Monday 26 January 2009

Things I am not fed up of (3)

Turning my mattress. It's a real beauty from the pocket spring bed company, and you should keep turning it to prevent it from settling. I feel guilty when I haven't got around to turning it often enough (it cost so much when funds were scarce that I feel the obligation to prolong its life as much as possible very strongly). But if turning the mattress is something of a duty, then changing the sheets is just fun, because, as you know, it is complusory to flap the new ones around in the air until your arms drop off (or until you think your husband might be tired of this game, whichever comes first).

Saturday 17 January 2009

Um, what's to celebrate?

You can right now go out into the blogsphere and find yourself some photos of the light show that was on this evening to celebrate the start of the 800th year of the University of Cambridge. You will find plenty. Because, apparently, it is more important to take photos of things to stick on your blog etc. than to actually experience them in the present moment. I must have been one of the few people who wasn't sticking a camera/mobile phone in front of someone else's face to obscure their view. It was also a shame that you couldn't properly hear the bells being rung from nearby bell towers. (And, yes, I know I'm having a moan, possibly even exaggerating slightly. And the irony isn't lost on me either).

But if you want to see something else worth seeing, without impediment, check out the new exhibition at the FitzWilliam Museum. I particularly liked the twentieth-century manuscript illumination and the Rossetti Annunciation.

Saturday 10 January 2009

What I should be doing right now

What I should be doing right now is teaching preparation for Monday, but, to be frank, I so can't be bothered. So, when I've cooked a curry and an apple pie, instead of settling down to lovely reading (a decision I shall undoubtedly rue tomorrow), I'll settle down to the video tape my Dad sent me of the Doctor Who and Wallace and Gromit Christmas specials. In the meantime, as I have left the Anglo-Saxon period behind me for this academic year, it is only fair to introduce you to the source of all my knowledge. Behold, Chi-fric, King of the something or others!, here pontificating on AS Law.
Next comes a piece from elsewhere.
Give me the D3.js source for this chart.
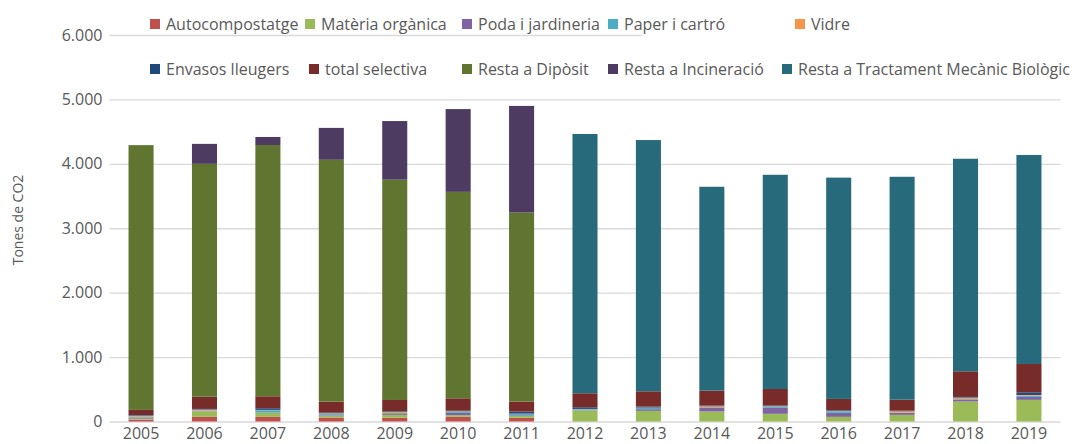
<!DOCTYPE html>
<html>
<head>
<meta charset="utf-8">
<script src="https://cdn.jsdelivr.net/npm/d3@7"></script>
<style>
    body { margin: 0; background: #fff; }
    text { font-family: "Open Sans", "Liberation Sans", Arial, sans-serif; fill: #595959; }
</style>
</head>
<body>
<svg id="chart" width="1078" height="444"></svg>
<script>
var years = ['2005', '2006', '2007', '2008', '2009', '2010', '2011', '2012', '2013', '2014', '2015', '2016', '2017', '2018', '2019'];

var seriesNames = ['Autocompostatge', 'Matèria orgànica', 'Poda i jardineria', 'Paper i cartró', 'Vidre',
    'Envasos lleugers', 'total selectiva', 'Resta a Dipòsit', 'Resta a Incineració', 'Resta a Tractament Mecànic Biològic'];

// tones de CO2 per any, llegit del gràfic
var autocompostatge = [30, 72, 72, 62, 57, 72, 57, 0, 0, 0, 0, 0, 0, 0, 0];
var materiaOrganica = [15, 83, 62, 31, 46, 26, 31, 170, 165, 155, 119, 72, 103, 310, 336];
var poda = [15, 5, 5, 10, 15, 36, 10, 5, 26, 62, 93, 62, 31, 31, 46];
var paper = [15, 10, 36, 15, 15, 15, 20, 15, 20, 5, 20, 26, 5, 10, 20];
var vidre = [15, 15, 5, 10, 15, 10, 5, 5, 5, 15, 5, 5, 20, 20, 10];
var envasos = [10, 10, 26, 15, 10, 15, 31, 26, 15, 10, 10, 10, 10, 10, 41];
var totalSelectiva = [80, 190, 186, 165, 176, 186, 155, 217, 238, 232, 258, 176, 170, 398, 440];
var restaDiposit = [4110, 3615, 3900, 3755, 3420, 3205, 2935, 0, 0, 0, 0, 0, 0, 0, 0];
var restaIncineracio = [0, 310, 125, 495, 910, 1285, 1655, 0, 0, 0, 0, 0, 0, 0, 0];
var restaTMB = [0, 0, 0, 0, 0, 0, 0, 4025, 3900, 3165, 3325, 3435, 3460, 3300, 3245];

var yTicks = [0, 1000, 2000, 3000, 4000, 5000, 6000];

var colors = ['#C0504D', '#9BBB59', '#8064A2', '#4BACC6', '#F79646',
    '#1F497D', '#772C2A', '#5F7530', '#4D3B62', '#276A7C'];

var allSeries = [autocompostatge, materiaOrganica, poda, paper, vidre, envasos, totalSelectiva, restaDiposit, restaIncineracio, restaTMB];

var rows = years.map(function (y, i) {
    var row = {year: y};
    seriesNames.forEach(function (name, k) {
        row[name] = allSeries[k][i];
    });
    return row;
});

var stacked = d3.stack().keys(seriesNames)(rows);

var svg = d3.select('#chart');
var margin = {left: 109.5, right: 17.5, top: 35, bottom: 22.5};
var width = 1078 - margin.left - margin.right,
    height = 444 - margin.top - margin.bottom;

var x = d3.scaleBand().domain(years).range([0, width]).paddingInner(0.605).paddingOuter(0.3);
var yScale = d3.scaleLinear().domain([0, 6000]).range([height, 0]);

var g = svg.append('g').attr('transform', 'translate(' + margin.left + ',' + margin.top + ')');

// gridlines
g.append('g')
    .attr('class', 'grid')
    .call(d3.axisLeft(yScale).tickValues(yTicks).tickSize(-width).tickFormat(''))
    .call(function (sel) {
        sel.select('.domain').remove();
        sel.selectAll('line').attr('stroke', '#D9D9D9').attr('stroke-width', 1.3);
    });

// y axis labels
var fmt = function (d) { return d3.format(',')(d).replace(/,/g, '.'); };
g.append('g')
    .call(d3.axisLeft(yScale).tickValues(yTicks).tickSize(0).tickPadding(7).tickFormat(fmt))
    .call(function (sel) {
        sel.select('.domain').remove();
        sel.selectAll('text').attr('font-size', '16px').style('fill', '#595959');
    });

// bars
g.selectAll('.layer')
    .data(stacked)
    .enter().append('g')
    .attr('class', 'layer')
    .attr('fill', function (d, i) { return colors[i]; })
    .selectAll('rect')
    .data(function (d) { return d; })
    .enter().append('rect')
    .attr('x', function (d) { return x(d.data.year); })
    .attr('y', function (d) { return yScale(d[1]); })
    .attr('width', x.bandwidth())
    .attr('height', function (d) { return yScale(d[0]) - yScale(d[1]); });

// x axis
g.append('g')
    .attr('transform', 'translate(0,' + height + ')')
    .call(d3.axisBottom(x).tickSize(0).tickPadding(6))
    .call(function (sel) {
        sel.select('.domain').remove();
        sel.selectAll('text').attr('font-size', '16px').style('fill', '#595959');
    });

// y title
svg.append('text')
    .attr('transform', 'translate(23,220) rotate(-90)')
    .attr('text-anchor', 'middle')
    .attr('font-size', '14px')
    .text('Tones de CO2');

// legend
svg.append('rect').attr('x', 642).attr('y', 8).attr('width', 436).attr('height', 80).attr('fill', '#fff');

var legendX = [150, 305, 462, 608, 795, 150, 309, 462, 608, 782];
var legendY = [24, 24, 24, 24, 24, 69, 69, 69, 69, 69];

var legend = svg.selectAll('.legend')
    .data(seriesNames)
    .enter().append('g')
    .attr('class', 'legend')
    .attr('transform', function (d, i) { return 'translate(' + legendX[i] + ',' + legendY[i] + ')'; });

legend.append('rect')
    .attr('x', 0).attr('y', -5)
    .attr('width', 10).attr('height', 10)
    .attr('fill', function (d, i) { return colors[i]; });

legend.append('text')
    .attr('x', 16).attr('y', 5.5)
    .attr('font-size', '16px')
    .text(function (d) { return d; });
</script>
</body>
</html>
Here after he had hauled in his geld of jelly beans.


Thursday 8 January 2009

Reporting back from three weeks stateside

This is most easily done in the form of lists I think. Lets start with what seemed most important: food. The number of meals I declined to count, as they were more than three a day if you include snacks (of which there were many), but, in addition to eating chez les in-laws, we ate at:


  • the brother in-law's (Christmas Day = 27 people, Boxing Day)

  • the aunt's (New Year's Day = 13 people); and, in order,

  • Culver's (on the drive to Wisconsin), where I was culverized

  • MacDonald's (on the drive back from Wisconsin)

  • Perkins (which was a little less than mediocre)

  • Dynasty Buffet (Chinese all you can eat, which I don't particularly care for)

  • Ruby Tuesdays (my choice, it has a good salad bar)

  • International House of Pancakes (a breakfast meal following a mass on New Year's Eve)

  • Lone Star Steak House (to get the boy a steak)
Whilst we mostly stayed at my parents-in-law's condominium, we also visited:
  • their house in Wisconsin

  • the brother-in-law's house (or mansion, since, as the boy likes to point out, it has pillars)

  • the Grandma's house several times

  • an Aunt's house once

  • and the duplex of the Grandpa's girlfriend several times
  • Further we went to a number of church services, and took in three churches, viz:

    • the first Sunday (although on TV from a chapel in La Crosse, as the roads were too bad to drive in Wisconsin)

    • Christmas Eve (at St. Vincent's, the usual church for this trip)

    • the second Sunday

    • New Year's Eve twice (once a mass said for the repose of the soul of the deceased Grandpa, once for the vigil of the Solemnity of Mary, both at St. Philomena's)

    • the third Sunday

    I learnt two ditties, both the eldest and youngest female members of the clan; respectively:

    • I'm old and grey and have lost my way, and all my tomorrows are yestersdays (a repeated refrain), and

    • a, b, c, d, e, 1, 2, 3, Thank you Lord for feeding me (the timing of which should require little explanation)

    I also witnessed plenty of weather (as well as plenty of worrying over said weather), including:

    • an ice storm (which put the kaibosh on a intended jaunt out to eat at Hometown Buffet for the father-in-law's birthday)


    • plenty of snow (leading to plenty of sledging until I finally impaled myself too painfully on a tree to continue)and cold temperatures (down to -25 C)


    • and a tornado warning (not that I knew it was a tornado warning at the time, being out by myself and hearing what sounded like air-raid sirens).

    And finally, in a list of one, I went to a New Year's Eve dance with the aforesaid Grandpa and girlfriend (aged 88 and 91 respectively) at a Senior Citizens' Centre somewhere in central IL. Undoubtedly the highlight of the trip.